Dataset excerpt:
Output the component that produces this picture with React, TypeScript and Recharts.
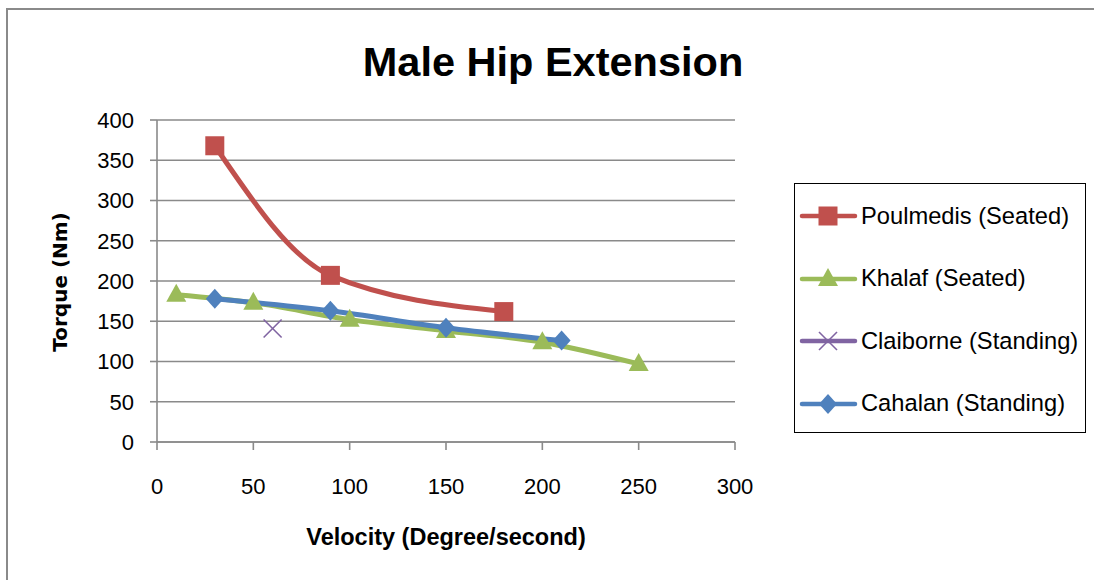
import { LineChart, Line, XAxis, YAxis, CartesianGrid } from 'recharts'

const RED = '#c0504d'
const GREEN = '#9bbb59'
const PURPLE = '#8064a2'
const BLUE = '#4f81bd'
const GRID = '#8a8a8a'
const FONT = '"Liberation Sans", Arial, sans-serif'

// ── data ────────────────────────────────────────────────────────────────────
const poulmedisX = [30, 90, 180]
const poulmedisY = [368, 207, 162]
const khalafX = [10, 50, 100, 150, 200, 250]
const khalafY = [183, 173, 152, 138, 124, 97]
const claiborneX = [60]
const claiborneY = [141]
const cahalanX = [30, 90, 150, 210]
const cahalanY = [178, 163, 142, 126]

const xTicks = [0, 50, 100, 150, 200, 250, 300]
const yTicks = [0, 50, 100, 150, 200, 250, 300, 350, 400]

const toPoints = (xs: number[], ys: number[]) => xs.map((x, i) => ({ x, y: ys[i] }))

// ── markers ─────────────────────────────────────────────────────────────────
type DotProps = { cx?: number; cy?: number; index?: number }

function Square({ cx = 0, cy = 0, size = 19 }: { cx?: number; cy?: number; size?: number }) {
  return <rect x={cx - size / 2} y={cy - size / 2} width={size} height={size} fill={RED} />
}
function Triangle({ cx = 0, cy = 0 }: { cx?: number; cy?: number }) {
  return <polygon points={`${cx},${cy - 11} ${cx + 10},${cy + 7} ${cx - 10},${cy + 7}`} fill={GREEN} />
}
function Cross({ cx = 0, cy = 0 }: { cx?: number; cy?: number }) {
  const r = 9
  return (
    <g stroke={PURPLE} strokeWidth={1.6}>
      <line x1={cx - r} y1={cy - r} x2={cx + r} y2={cy + r} />
      <line x1={cx - r} y1={cy + r} x2={cx + r} y2={cy - r} />
    </g>
  )
}
function Diamond({ cx = 0, cy = 0 }: { cx?: number; cy?: number }) {
  return <polygon points={`${cx},${cy - 10} ${cx + 9},${cy} ${cx},${cy + 10} ${cx - 9},${cy}`} fill={BLUE} />
}

const series = [
  { name: 'Poulmedis (Seated)', color: RED, data: toPoints(poulmedisX, poulmedisY), Marker: Square },
  { name: 'Khalaf (Seated)', color: GREEN, data: toPoints(khalafX, khalafY), Marker: Triangle },
  { name: 'Claiborne (Standing)', color: PURPLE, data: toPoints(claiborneX, claiborneY), Marker: Cross },
  { name: 'Cahalan (Standing)', color: BLUE, data: toPoints(cahalanX, cahalanY), Marker: Diamond },
]

// ── legend box ──────────────────────────────────────────────────────────────
function LegendBox() {
  return (
    <div style={{
      position: 'absolute', left: 794, top: 183, width: 292, height: 250,
      border: '1.5px solid #000', boxSizing: 'border-box', background: '#fff',
    }}>
      {series.map((s, i) => (
        <div key={s.name} style={{ position: 'absolute', left: 0, top: 32 + i * 62.5 - 20, height: 40, display: 'flex', alignItems: 'center' }}>
          <svg width={66} height={40}>
            <line x1={7} y1={20} x2={60} y2={20} stroke={s.color} strokeWidth={4.5} strokeLinecap="round" />
            <s.Marker cx={33} cy={20} />
          </svg>
          <span style={{ fontFamily: FONT, fontSize: 23.7, color: '#000', whiteSpace: 'nowrap' }}>{s.name}</span>
        </div>
      ))}
    </div>
  )
}

export default function App() {
  return (
    <div style={{ position: 'absolute', left: 0, top: 0, width: 1094, height: 580, background: '#fff', overflow: 'hidden' }}>
      {/* chart frame (only top/left edges are inside the picture) */}
      <div style={{ position: 'absolute', left: 6, top: 8, width: 1088, height: 572, borderLeft: `2px solid ${GRID}`, borderTop: `2px solid ${GRID}` }} />

      <div style={{ position: 'absolute', left: 553, top: 62, transform: 'translate(-50%, -50%)', whiteSpace: 'nowrap', fontFamily: FONT, fontWeight: 700, fontSize: 41.5, color: '#000' }}>
        Male Hip Extension
      </div>

      <div style={{ position: 'absolute', left: 0, top: 0 }}>
        <LineChart width={1094} height={580} margin={{ top: 120, right: 359, bottom: 98, left: 100 }}>
          <CartesianGrid vertical={false} stroke={GRID} strokeWidth={1.6} />
          <XAxis
            type="number" dataKey="x" domain={[0, 300]} ticks={xTicks} height={40}
            stroke={GRID} strokeWidth={1.6} tickSize={8} tickMargin={28}
            tick={{ fontFamily: FONT, fontSize: 22, fill: '#000' }}
          />
          <YAxis
            type="number" dataKey="y" domain={[0, 400]} ticks={yTicks} width={57}
            stroke={GRID} strokeWidth={1.6} tickSize={7} tickMargin={16}
            tick={{ fontFamily: FONT, fontSize: 22, fill: '#000' }}
          />
          {series.map(s => (
            <Line
              key={s.name} data={s.data} dataKey="y" type="monotone" name={s.name}
              stroke={s.color} strokeWidth={5} isAnimationActive={false} activeDot={false}
              dot={(p: DotProps) => <s.Marker key={`${s.name}-${p.index}`} cx={p.cx} cy={p.cy} />}
            />
          ))}
        </LineChart>
      </div>

      <div style={{
        position: 'absolute', left: 60, top: 282, transform: 'translate(-50%, -50%) rotate(-90deg)',
        fontFamily: '"DejaVu Sans", sans-serif', fontWeight: 700, fontSize: 20, color: '#000', whiteSpace: 'nowrap',
      }}>
        Torque (Nm)
      </div>

      <div style={{ position: 'absolute', left: 446, top: 537, transform: 'translate(-50%, -50%)', fontFamily: FONT, fontWeight: 700, fontSize: 23.5, color: '#000', whiteSpace: 'nowrap' }}>
        Velocity (Degree/second)
      </div>

      <LegendBox />
    </div>
  )
}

Given request: Write out every line above exactly as it is, leaving out the pictures.

Written response:
Output the component that produces this picture with React, TypeScript and Recharts.
import { LineChart, Line, XAxis, YAxis, CartesianGrid } from 'recharts'

const RED = '#c0504d'
const GREEN = '#9bbb59'
const PURPLE = '#8064a2'
const BLUE = '#4f81bd'
const GRID = '#8a8a8a'
const FONT = '"Liberation Sans", Arial, sans-serif'

// ── data ────────────────────────────────────────────────────────────────────
const poulmedisX = [30, 90, 180]
const poulmedisY = [368, 207, 162]
const khalafX = [10, 50, 100, 150, 200, 250]
const khalafY = [183, 173, 152, 138, 124, 97]
const claiborneX = [60]
const claiborneY = [141]
const cahalanX = [30, 90, 150, 210]
const cahalanY = [178, 163, 142, 126]

const xTicks = [0, 50, 100, 150, 200, 250, 300]
const yTicks = [0, 50, 100, 150, 200, 250, 300, 350, 400]

const toPoints = (xs: number[], ys: number[]) => xs.map((x, i) => ({ x, y: ys[i] }))

// ── markers ─────────────────────────────────────────────────────────────────
type DotProps = { cx?: number; cy?: number; index?: number }

function Square({ cx = 0, cy = 0, size = 19 }: { cx?: number; cy?: number; size?: number }) {
  return <rect x={cx - size / 2} y={cy - size / 2} width={size} height={size} fill={RED} />
}
function Triangle({ cx = 0, cy = 0 }: { cx?: number; cy?: number }) {
  return <polygon points={`${cx},${cy - 11} ${cx + 10},${cy + 7} ${cx - 10},${cy + 7}`} fill={GREEN} />
}
function Cross({ cx = 0, cy = 0 }: { cx?: number; cy?: number }) {
  const r = 9
  return (
    <g stroke={PURPLE} strokeWidth={1.6}>
      <line x1={cx - r} y1={cy - r} x2={cx + r} y2={cy + r} />
      <line x1={cx - r} y1={cy + r} x2={cx + r} y2={cy - r} />
    </g>
  )
}
function Diamond({ cx = 0, cy = 0 }: { cx?: number; cy?: number }) {
  return <polygon points={`${cx},${cy - 10} ${cx + 9},${cy} ${cx},${cy + 10} ${cx - 9},${cy}`} fill={BLUE} />
}

const series = [
  { name: 'Poulmedis (Seated)', color: RED, data: toPoints(poulmedisX, poulmedisY), Marker: Square },
  { name: 'Khalaf (Seated)', color: GREEN, data: toPoints(khalafX, khalafY), Marker: Triangle },
  { name: 'Claiborne (Standing)', color: PURPLE, data: toPoints(claiborneX, claiborneY), Marker: Cross },
  { name: 'Cahalan (Standing)', color: BLUE, data: toPoints(cahalanX, cahalanY), Marker: Diamond },
]

// ── legend box ──────────────────────────────────────────────────────────────
function LegendBox() {
  return (
    <div style={{
      position: 'absolute', left: 794, top: 183, width: 292, height: 250,
      border: '1.5px solid #000', boxSizing: 'border-box', background: '#fff',
    }}>
      {series.map((s, i) => (
        <div key={s.name} style={{ position: 'absolute', left: 0, top: 32 + i * 62.5 - 20, height: 40, display: 'flex', alignItems: 'center' }}>
          <svg width={66} height={40}>
            <line x1={7} y1={20} x2={60} y2={20} stroke={s.color} strokeWidth={4.5} strokeLinecap="round" />
            <s.Marker cx={33} cy={20} />
          </svg>
          <span style={{ fontFamily: FONT, fontSize: 23.7, color: '#000', whiteSpace: 'nowrap' }}>{s.name}</span>
        </div>
      ))}
    </div>
  )
}

export default function App() {
  return (
    <div style={{ position: 'absolute', left: 0, top: 0, width: 1094, height: 580, background: '#fff', overflow: 'hidden' }}>
      {/* chart frame (only top/left edges are inside the picture) */}
      <div style={{ position: 'absolute', left: 6, top: 8, width: 1088, height: 572, borderLeft: `2px solid ${GRID}`, borderTop: `2px solid ${GRID}` }} />

      <div style={{ position: 'absolute', left: 553, top: 62, transform: 'translate(-50%, -50%)', whiteSpace: 'nowrap', fontFamily: FONT, fontWeight: 700, fontSize: 41.5, color: '#000' }}>
        Male Hip Extension
      </div>

      <div style={{ position: 'absolute', left: 0, top: 0 }}>
        <LineChart width={1094} height={580} margin={{ top: 120, right: 359, bottom: 98, left: 100 }}>
          <CartesianGrid vertical={false} stroke={GRID} strokeWidth={1.6} />
          <XAxis
            type="number" dataKey="x" domain={[0, 300]} ticks={xTicks} height={40}
            stroke={GRID} strokeWidth={1.6} tickSize={8} tickMargin={28}
            tick={{ fontFamily: FONT, fontSize: 22, fill: '#000' }}
          />
          <YAxis
            type="number" dataKey="y" domain={[0, 400]} ticks={yTicks} width={57}
            stroke={GRID} strokeWidth={1.6} tickSize={7} tickMargin={16}
            tick={{ fontFamily: FONT, fontSize: 22, fill: '#000' }}
          />
          {series.map(s => (
            <Line
              key={s.name} data={s.data} dataKey="y" type="monotone" name={s.name}
              stroke={s.color} strokeWidth={5} isAnimationActive={false} activeDot={false}
              dot={(p: DotProps) => <s.Marker key={`${s.name}-${p.index}`} cx={p.cx} cy={p.cy} />}
            />
          ))}
        </LineChart>
      </div>

      <div style={{
        position: 'absolute', left: 60, top: 282, transform: 'translate(-50%, -50%) rotate(-90deg)',
        fontFamily: '"DejaVu Sans", sans-serif', fontWeight: 700, fontSize: 20, color: '#000', whiteSpace: 'nowrap',
      }}>
        Torque (Nm)
      </div>

      <div style={{ position: 'absolute', left: 446, top: 537, transform: 'translate(-50%, -50%)', fontFamily: FONT, fontWeight: 700, fontSize: 23.5, color: '#000', whiteSpace: 'nowrap' }}>
        Velocity (Degree/second)
      </div>

      <LegendBox />
    </div>
  )
}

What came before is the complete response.